N.L Reginald (Dept. of Physics and Astronomy, University of Delaware), J.M Davila (NASA/Goddard Space Flight Center)

The determination of the radial and latitudinal temperature and wind profiles of the solar corona is of immense importance in understanding the coronal heating mechanism and the dynamics of the coronal features. Cram (1976) provides the theory for the formation of the K-coronal spectrum and a method for determining the radial profile of the coronal temperature. A slit-based spectroscopic study was performed by Ichimoto (1996) on the solar corona in conjunction with the total solar eclipse of 1994 to evaluate the temperature profiles of the solar corona.

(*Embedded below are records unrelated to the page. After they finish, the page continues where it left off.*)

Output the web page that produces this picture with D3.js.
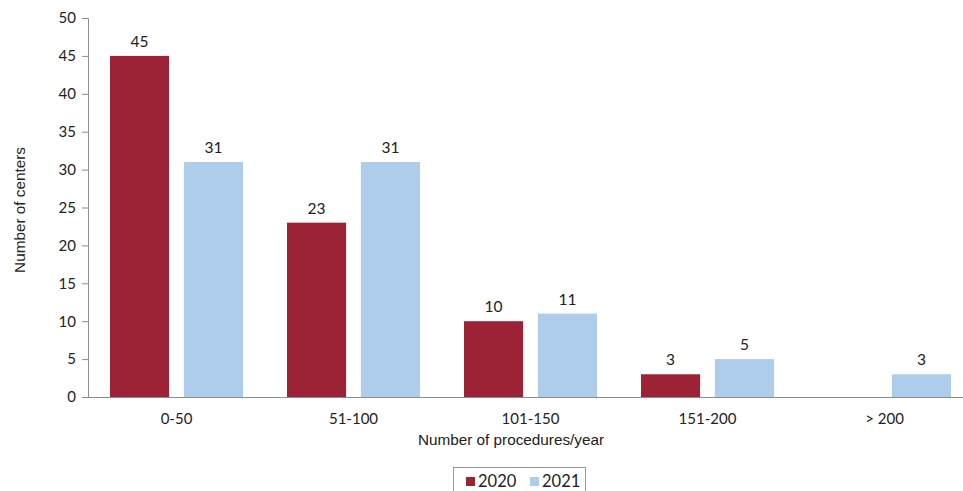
<!DOCTYPE html>
<html><head><meta charset="utf-8">
<script src="https://cdn.jsdelivr.net/npm/d3@7"></script>
<style>body{margin:0;background:#fff}</style>
</head><body>
<svg id="c" width="963" height="491"></svg>
<script>
const categories = ["0-50","51-100","101-150","151-200","> 200"];
const series = ["2020","2021"];
const values2020 = [45,23,10,3,null];
const values2021 = [31,31,11,5,3];
const yTicks = [0,5,10,15,20,25,30,35,40,45,50];
const colors = ["#9B2335","#AECDEB"];

(function(){
const svg = d3.select("#c");
const mLeft = 88, mRight = 973, mTop = 18, mBottom = 397;
const x = d3.scaleBand().domain(categories).range([mLeft, mRight]).paddingInner(0).paddingOuter(0);
const inner = d3.scaleBand().domain(series).range([22, x.bandwidth()-22]).paddingInner(0.2);
const y = d3.scaleLinear().domain([0,50]).range([mBottom, mTop]);
const numFont = "Lato, 'Open Sans', sans-serif";
const txtFont = "'Liberation Sans', Arial, sans-serif";

const ya = svg.append("g").attr("transform",`translate(${mLeft},0)`)
  .call(d3.axisLeft(y).tickValues(yTicks).tickSize(6).tickPadding(6));
ya.select(".domain").attr("stroke","#8c8c8c");
ya.selectAll(".tick line").attr("stroke","#8c8c8c");
ya.selectAll(".tick text").attr("font-family",numFont).attr("font-size",15).attr("fill","#222");

const xa = svg.append("g").attr("transform",`translate(0,${mBottom})`)
  .call(d3.axisBottom(x).tickSize(0).tickPadding(16));
xa.select(".domain").attr("stroke","#8c8c8c");
xa.selectAll(".tick text").attr("font-family",numFont).attr("font-size",15).attr("fill","#222");

const data = [];
categories.forEach((c,i)=>{
  data.push({c, s:"2020", v:values2020[i], col:colors[0]});
  data.push({c, s:"2021", v:values2021[i], col:colors[1]});
});
const dd = data.filter(d=>d.v!=null);
svg.append("g").selectAll("rect").data(dd).join("rect")
  .attr("x",d=>x(d.c)+inner(d.s)).attr("width",inner.bandwidth())
  .attr("y",d=>y(d.v)).attr("height",d=>mBottom-y(d.v)).attr("fill",d=>d.col);
svg.append("g").selectAll("text").data(dd).join("text")
  .attr("x",d=>x(d.c)+inner(d.s)+inner.bandwidth()/2).attr("y",d=>y(d.v)-9)
  .attr("text-anchor","middle").attr("font-family",numFont).attr("font-size",15.5).attr("fill","#222")
  .text(d=>d.v);

svg.append("text").attr("x",511).attr("y",445).attr("text-anchor","middle")
  .attr("font-family",txtFont).attr("font-size",15.3).attr("fill","#222")
  .text("Number of procedures/year");
svg.append("text").attr("transform","translate(25,210) rotate(-90)").attr("text-anchor","middle")
  .attr("font-family",txtFont).attr("font-size",15.3).attr("fill","#222")
  .text("Number of centers");

const lg = svg.append("g");
lg.append("rect").attr("x",453.5).attr("y",467.5).attr("width",132).attr("height",30)
  .attr("fill","none").attr("stroke","#999");
series.forEach((s,i)=>{
  const lx = 466 + i*64;
  lg.append("rect").attr("x",lx).attr("y",477).attr("width",9).attr("height",9).attr("fill",colors[i]);
  lg.append("text").attr("x",lx+12).attr("y",487).attr("font-family",numFont).attr("font-size",16.5)
    .attr("fill","#222").text(s);
});
})();
</script>
</body></html>
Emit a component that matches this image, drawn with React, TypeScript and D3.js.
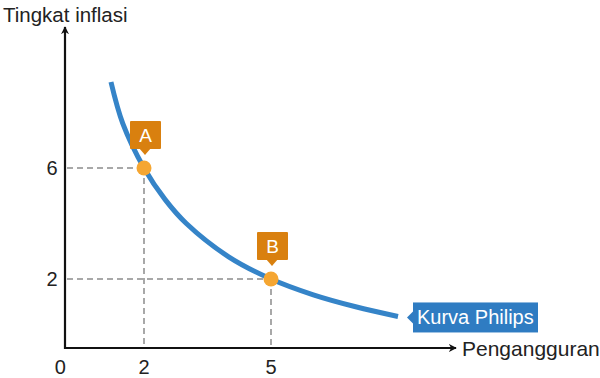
import React from "react";
import * as d3 from "d3";

const curveX = [1.22, 1.5, 2, 2.5, 3, 4, 5, 6, 7, 8];
const curveY = [9.1, 7.6, 6, 4.86, 4, 2.8, 2, 1.43, 1.0, 0.65];
const pointLabels = ["A", "B"];
const pointX = [2, 5];
const pointY = [6, 2];
const xTicks = [0, 2, 5];
const yTicks = [6, 2];
const yTitle = "Tingkat inflasi";
const xTitle = "Pengangguran";
const curveLabel = "Kurva Philips";

const W = 600;
const H = 378;
const font = "'Liberation Sans', Arial, sans-serif";

export default function App() {
  const x = d3.scaleLinear().domain([2, 5]).range([144, 271]);
  const y = d3.scaleLinear().domain([6, 2]).range([168, 279]);
  const axisX = 65;
  const axisY = 348;
  const pts: [number, number][] = curveX.map((v, i) => [v, curveY[i]]);
  const line = d3
    .line<[number, number]>()
    .x((d) => x(d[0]))
    .y((d) => y(d[1]))
    .curve(d3.curveCatmullRom.alpha(0.5));
  const last = pts[pts.length - 1];
  const lx = x(last[0]);
  const ly = y(last[1]);

  return (
    <svg
      width={W}
      height={H}
      style={{ position: "absolute", left: 0, top: 0, background: "#fff" }}
    >
      <defs>
        <marker
          id="arr"
          viewBox="0 0 10 10"
          refX="9"
          refY="5"
          markerWidth="8"
          markerHeight="8"
          orient="auto"
          markerUnits="userSpaceOnUse"
        >
          <path d="M0,0 L10,5 L0,10 L3,5 Z" fill="#111" />
        </marker>
      </defs>
      {/* dashed guides */}
      {pointX.map((px, i) => (
        <g key={"g" + i} stroke="#a8a8a8" strokeWidth={2} strokeDasharray="6,4" fill="none">
          <line x1={axisX + 2} x2={x(px)} y1={y(pointY[i])} y2={y(pointY[i])} />
          <line x1={x(px)} x2={x(px)} y1={y(pointY[i])} y2={axisY - 1} />
        </g>
      ))}
      {/* axes */}
      <line x1={axisX} x2={axisX} y1={axisY + 1} y2={27} stroke="#111" strokeWidth={2.2} markerEnd="url(#arr)" />
      <line x1={axisX - 1} x2={456} y1={axisY} y2={axisY} stroke="#111" strokeWidth={2.2} markerEnd="url(#arr)" />
      {/* curve */}
      <path d={line(pts) || ""} fill="none" stroke="#3584c8" strokeWidth={5} strokeLinecap="butt" />
      {/* tick labels */}
      {xTicks.map((t) => (
        <text key={"x" + t} x={x(t) + (t === 0 ? 1 : 0)} y={374} textAnchor="middle" fontSize={20} fontFamily={font} fill="#222">
          {t}
        </text>
      ))}
      {yTicks.map((t) => (
        <text key={"y" + t} x={52} y={y(t) + 7} textAnchor="middle" fontSize={20} fontFamily={font} fill="#222">
          {t}
        </text>
      ))}
      <text x={3} y={22} fontSize={20.5} fontFamily={font} fill="#222">
        {yTitle}
      </text>
      <text x={462} y={356} fontSize={21} fontFamily={font} fill="#222">
        {xTitle}
      </text>
      {/* points and callouts */}
      {pointX.map((px, i) => {
        const cx = x(px);
        const cy = y(pointY[i]);
        const top = cy - 47;
        return (
          <g key={"p" + i}>
            <rect x={cx - 14} y={top} width={31} height={28} fill="#d9800f" rx={1} />
            <path d={`M${cx - 5},${top + 27} L${cx + 1},${top + 34} L${cx + 7},${top + 27} Z`} fill="#d9800f" />
            <text x={cx + 1.5} y={top + 21} textAnchor="middle" fontSize={19} fontFamily={font} fill="#fff">
              {pointLabels[i]}
            </text>
            <circle cx={cx} cy={cy} r={7.5} fill="#f5a632" />
          </g>
        );
      })}
      {/* curve label */}
      <g>
        <rect x={lx + 15} y={ly - 14} width={125} height={30} fill="#2f7cc2" />
        <path d={`M${lx + 15},${ly - 5} L${lx + 9},${ly + 1} L${lx + 15},${ly + 7} Z`} fill="#2f7cc2" />
        <text x={lx + 19} y={ly + 8} fontSize={20} fontFamily={font} fill="#fff">
          {curveLabel}
        </text>
      </g>
    </svg>
  );
}
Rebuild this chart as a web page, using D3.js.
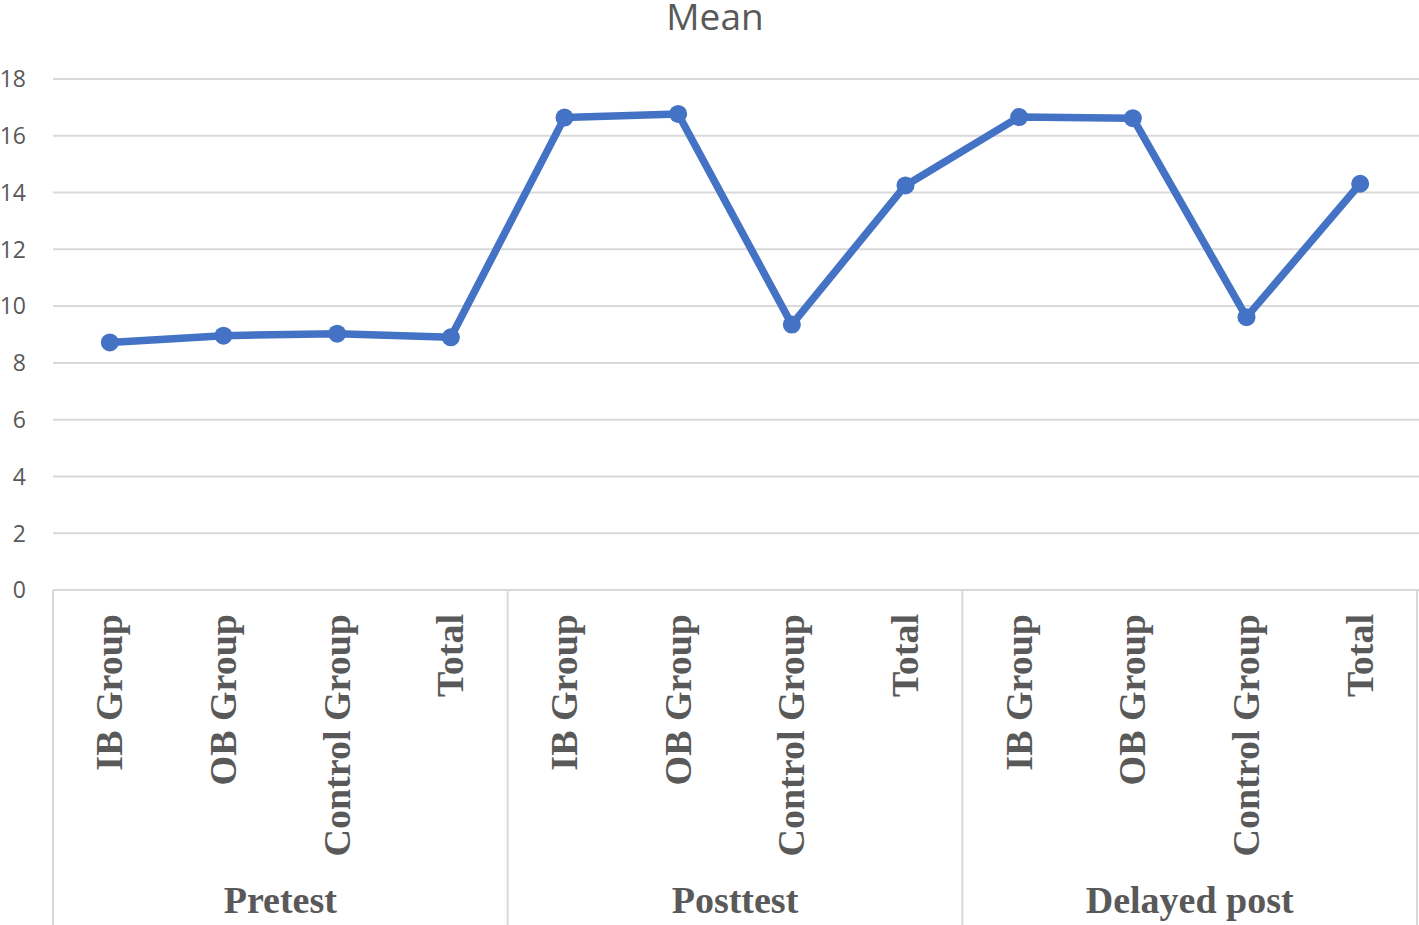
<!DOCTYPE html>
<html>
<head>
<meta charset="utf-8">
<script src="https://cdn.jsdelivr.net/npm/d3@7"></script>
<style>
  html, body { margin: 0; padding: 0; background: #fff; overflow: hidden; }
</style>
</head>
<body>
<svg id="chart" width="1419" height="925"></svg>
<script>
// data
const groups = ['Pretest', 'Posttest', 'Delayed post'];
const subGroups = ['IB Group', 'OB Group', 'Control Group', 'Total'];
const pretestMeans = [8.72, 8.96, 9.03, 8.90];
const posttestMeans = [16.64, 16.77, 9.35, 14.25];
const delayedMeans = [16.66, 16.62, 9.61, 14.31];
const yTicks = [0, 2, 4, 6, 8, 10, 12, 14, 16, 18];

const points = [];
[pretestMeans, posttestMeans, delayedMeans].forEach((vals, gi) => {
    vals.forEach((v, si) => {
        points.push({ key: `${gi}-${si}`, group: groups[gi], sub: subGroups[si], value: v });
    });
});

const svg = d3.select('#chart');
const margin = { left: 53, right: 2, top: 79, bottom: 335 };
const width = 1419, height = 925;
const gray = '#595959';
const gridColor = '#d9d9d9';

const x = d3.scaleBand()
    .domain(points.map((d) => d.key))
    .range([margin.left, width - margin.right])
    .padding(0);

const y = d3.scaleLinear()
    .domain([0, 18])
    .range([height - margin.bottom, margin.top]);

// gridlines
svg.append('g')
    .selectAll('line')
    .data(yTicks)
    .join('line')
    .attr('x1', margin.left)
    .attr('x2', width)
    .attr('y1', (d) => y(d))
    .attr('y2', (d) => y(d))
    .attr('stroke', gridColor)
    .attr('stroke-width', 2);

// y tick labels
svg.append('g')
    .selectAll('text')
    .data(yTicks)
    .join('text')
    .attr('x', 26)
    .attr('y', (d) => y(d))
    .attr('dy', '0.36em')
    .attr('text-anchor', 'end')
    .attr('font-family', '"Open Sans", sans-serif')
    .attr('font-size', 23)
    .attr('fill', gray)
    .text((d) => d);

// title (top is clipped in the original too)
svg.append('text')
    .attr('x', 715)
    .attr('y', 30)
    .attr('text-anchor', 'middle')
    .attr('font-family', '"Open Sans", sans-serif')
    .attr('font-size', 37)
    .attr('fill', gray)
    .text('Mean');

// group separators
const groupBounds = groups.map((g) => {
    const keys = points.filter((p) => p.group === g).map((p) => p.key);
    return { group: g, x0: x(keys[0]), x1: x(keys[keys.length - 1]) + x.bandwidth() };
});
const sepX = [groupBounds[0].x0].concat(groupBounds.map((b) => b.x1));
svg.append('g')
    .selectAll('line')
    .data(sepX)
    .join('line')
    .attr('x1', (d) => d)
    .attr('x2', (d) => d)
    .attr('y1', y(0))
    .attr('y2', height)
    .attr('stroke', gridColor)
    .attr('stroke-width', 2);

// sub-category labels (rotated)
svg.append('g')
    .selectAll('text')
    .data(points)
    .join('text')
    .attr('transform', (d) => `translate(${x(d.key) + x.bandwidth() / 2},614) rotate(-90)`)
    .attr('dy', '0.33em')
    .attr('text-anchor', 'end')
    .attr('font-family', '"Liberation Serif", "Times New Roman", serif')
    .attr('font-weight', 'bold')
    .attr('font-size', 38)
    .attr('fill', gray)
    .text((d) => d.sub);

// group labels
svg.append('g')
    .selectAll('text')
    .data(groupBounds)
    .join('text')
    .attr('x', (d) => (d.x0 + d.x1) / 2)
    .attr('y', 913)
    .attr('text-anchor', 'middle')
    .attr('font-family', '"Liberation Serif", "Times New Roman", serif')
    .attr('font-weight', 'bold')
    .attr('font-size', 38)
    .attr('fill', gray)
    .text((d) => d.group);

// line + markers
const line = d3.line()
    .x((d) => x(d.key) + x.bandwidth() / 2)
    .y((d) => y(d.value));

svg.append('path')
    .datum(points)
    .attr('d', line)
    .attr('fill', 'none')
    .attr('stroke', '#4472c4')
    .attr('stroke-width', 7.5)
    .attr('stroke-linejoin', 'round');

svg.append('g')
    .selectAll('circle')
    .data(points)
    .join('circle')
    .attr('cx', (d) => x(d.key) + x.bandwidth() / 2)
    .attr('cy', (d) => y(d.value))
    .attr('r', 9)
    .attr('fill', '#4472c4');
</script>
</body>
</html>
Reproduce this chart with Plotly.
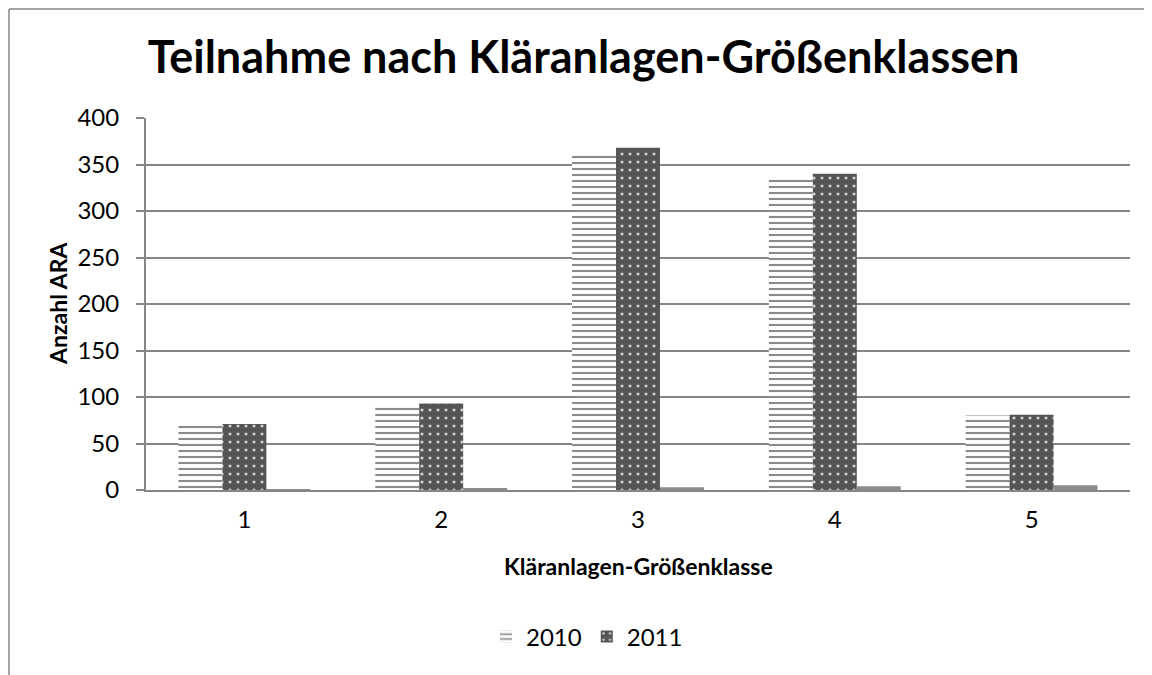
import plotly.graph_objects as go

categories = ["1", "2", "3", "4", "5"]
v2010 = [72, 91, 363, 336, 80]
v2011 = [71, 93, 368, 340, 81]
v_extra = [1, 2, 3, 4, 5]

FONT = "Lato"
OFF = 8  # page body margin
W, H = 1152, 675
ML, MT = 146 - OFF, 118 - OFF
MR = W - (1130 - OFF)
MB = H - (490 - OFF)
PW, PH = W - ML - MR, H - MT - MB


def px_x(p):
    return (p - OFF - ML) / PW


def px_y(p):
    return (H - MB - (p - OFF)) / PH


fig = go.Figure()
fig.add_trace(go.Bar(
    x=categories, y=v2010, name="2010",
    marker=dict(color="white", line=dict(width=0),
                pattern=dict(shape="-", fgcolor="#8a8a8a", bgcolor="white", size=6,
                             solidity=0.35, fillmode="replace")),
))
fig.add_trace(go.Bar(
    x=categories, y=v2011, name="2011",
    marker=dict(color="#555555", line=dict(width=0),
                pattern=dict(shape=".", fgcolor="#d0d0d0", bgcolor="#555555", size=8,
                             solidity=0.12, fillmode="replace")),
))
fig.add_trace(go.Bar(
    x=categories, y=v_extra, name="", showlegend=False,
    marker=dict(color="#8c8c8c", line=dict(width=0)),
))

fig.add_shape(type="line", xref="paper", yref="paper",
              x0=px_x(9), x1=px_x(1170), y0=px_y(9), y1=px_y(9),
              line=dict(color="#868686", width=1.5))
fig.add_shape(type="line", xref="paper", yref="paper",
              x0=px_x(9), x1=px_x(9), y0=px_y(9), y1=px_y(700),
              line=dict(color="#868686", width=1.5))

fig.add_annotation(text="<b>Kläranlagen-Größenklasse</b>", xref="paper", yref="paper",
                   x=0.5, y=px_y(566), xanchor="center", yanchor="middle",
                   showarrow=False, font=dict(size=23, family=FONT, color="black"))
fig.add_annotation(text="<b>Anzahl ARA</b>", xref="paper", yref="paper",
                   x=px_x(58), y=0.5, xanchor="center", yanchor="middle", textangle=-90,
                   showarrow=False, font=dict(size=23, family=FONT, color="black"))

fig.update_layout(
    width=W, height=H,
    margin=dict(l=ML, r=MR, t=MT, b=MB),
    paper_bgcolor="white", plot_bgcolor="white",
    barmode="group", bargap=0.33, bargroupgap=0,
    font=dict(family=FONT, color="black"),
    title=dict(text="<b>Teilnahme nach Kläranlagen-Größenklassen</b>",
               x=(583.5 - OFF) / W, xanchor="center",
               y=1 - (57 - OFF) / H, yanchor="middle",
               font=dict(size=45, family=FONT, color="black")),
    xaxis=dict(
        tickfont=dict(size=24), showline=True, linecolor="#868686", linewidth=2,
        ticks="", showgrid=False, ticklabelstandoff=7,
    ),
    yaxis=dict(
        range=[0, 400], dtick=50, tickfont=dict(size=24),
        showline=True, linecolor="#868686", linewidth=2,
        ticks="outside", ticklen=8, tickcolor="#868686", tickwidth=2,
        ticklabelstandoff=12,
        showgrid=True, gridcolor="#868686", gridwidth=1.5, zeroline=False,
    ),
    legend=dict(orientation="h", x=px_x(587), xanchor="center", y=px_y(637), yanchor="middle",
                font=dict(size=24), traceorder="normal"),
)

fig.write_html("out.html")
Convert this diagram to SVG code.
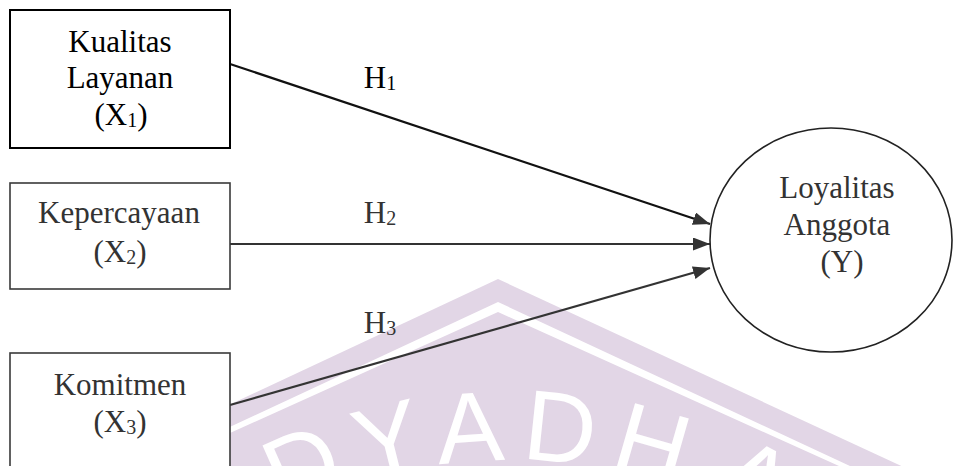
<svg xmlns="http://www.w3.org/2000/svg" width="954" height="466" viewBox="0 0 954 466">
  <defs>
    <style>
      .lbl { font-family: "Liberation Serif", "Times New Roman", serif; font-size: 31px; text-anchor: middle; fill: #333; }
      .dark { fill: #000; }
      .sub { font-size: 20px; }
      .box { fill: #fff; stroke: #3a3a3a; stroke-width: 1.6; }
      .box1 { stroke: #000; stroke-width: 2; }
      .conn { stroke: #333; stroke-width: 2.2; fill: none; marker-end: url(#arrow); }
      .wm { fill: #e2d6e6; }
      .wmtxt { font-family: "Liberation Sans", Arial, sans-serif; font-size: 100px; fill: #fff; text-anchor: middle; }
    </style>
    <marker id="arrow" markerUnits="userSpaceOnUse" markerWidth="18" markerHeight="14" refX="17" refY="6.5" orient="auto">
      <path d="M0,0 L17,6.5 L0,13 Z" fill="#333"/>
    </marker>
  </defs>

  <rect width="954" height="466" fill="#fff"/>

  <g id="watermark">
    <path class="wm" d="M498,279 L910,470 L90,470 Z"/>
    <path fill="#fff" d="M498,302 L880,480 L870,480 L498,312 L126,480 L116,480 Z"/>
    <text class="wmtxt" transform="translate(316,497) rotate(-24)">D</text>
    <text class="wmtxt" transform="translate(396,473) rotate(-14)">Y</text>
    <text class="wmtxt" transform="translate(472,462) rotate(-4)">A</text>
    <text class="wmtxt" transform="translate(557,462) rotate(6)">D</text>
    <text class="wmtxt" transform="translate(643,477) rotate(16)">H</text>
    <text class="wmtxt" transform="translate(740,510) rotate(27)">A</text>
  </g>

  <g id="connectors">
    <line class="conn" x1="230" y1="64" x2="710" y2="224" style="stroke:#111"/>
    <line class="conn" x1="230" y1="244" x2="710" y2="244"/>
    <line class="conn" x1="230" y1="405" x2="710" y2="268"/>
    <text class="lbl dark" x="380" y="88">H<tspan class="sub" dy="2">1</tspan></text>
    <text class="lbl" x="380" y="223">H<tspan class="sub" dy="2">2</tspan></text>
    <text class="lbl" x="380" y="333">H<tspan class="sub" dy="2">3</tspan></text>
  </g>

  <g id="x1">
    <rect class="box box1" x="10" y="10" width="220" height="138"/>
    <text class="lbl dark" x="120" y="52">Kualitas</text>
    <text class="lbl dark" x="120" y="88">Layanan</text>
    <text class="lbl dark" x="121" y="125">(X<tspan class="sub" dy="2">1</tspan><tspan dy="-2">)</tspan></text>
  </g>

  <g id="x2">
    <rect class="box" x="10" y="183" width="220" height="106"/>
    <text class="lbl" x="119" y="223">Kepercayaan</text>
    <text class="lbl" x="120" y="262">(X<tspan class="sub" dy="2">2</tspan><tspan dy="-2">)</tspan></text>
  </g>

  <g id="x3">
    <rect class="box" x="10" y="353" width="220" height="125"/>
    <text class="lbl" x="120" y="395">Komitmen</text>
    <text class="lbl" x="120" y="432">(X<tspan class="sub" dy="2">3</tspan><tspan dy="-2">)</tspan></text>
  </g>

  <g id="y">
    <ellipse cx="831" cy="240" rx="121" ry="112" fill="#fff" stroke="#222" stroke-width="1.6"/>
    <text class="lbl" x="837" y="198">Loyalitas</text>
    <text class="lbl" x="837" y="235">Anggota</text>
    <text class="lbl" x="842" y="272">(Y)</text>
  </g>
</svg>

We have modified Cram's theory to incorporate the role of the solar wind in the formation of the K-corona and have identified both temperature and wind sensitive intensity ratios. We built MACS (Multi Aperture Coronal Spectrometer); a fiber optic based spectrograph to study the total solar eclipse of August 1999 in Elazig, Turkey. In this instrument one end of the twenty fiber optic tips at the focal plane of the telescope were positioned to see different radii and latitudes of the solar corona. The other ends of the fibers were vertically aligned and placed at the primary focus of the collimating lens of the spectrograph.

By isolating the K-coronal spectrum and calculating the temperature and the wind sensitive intensity ratios we have simultaneously measured both the thermal electron temperatures and the solar wind velocities at some discrete locations on the solar corona.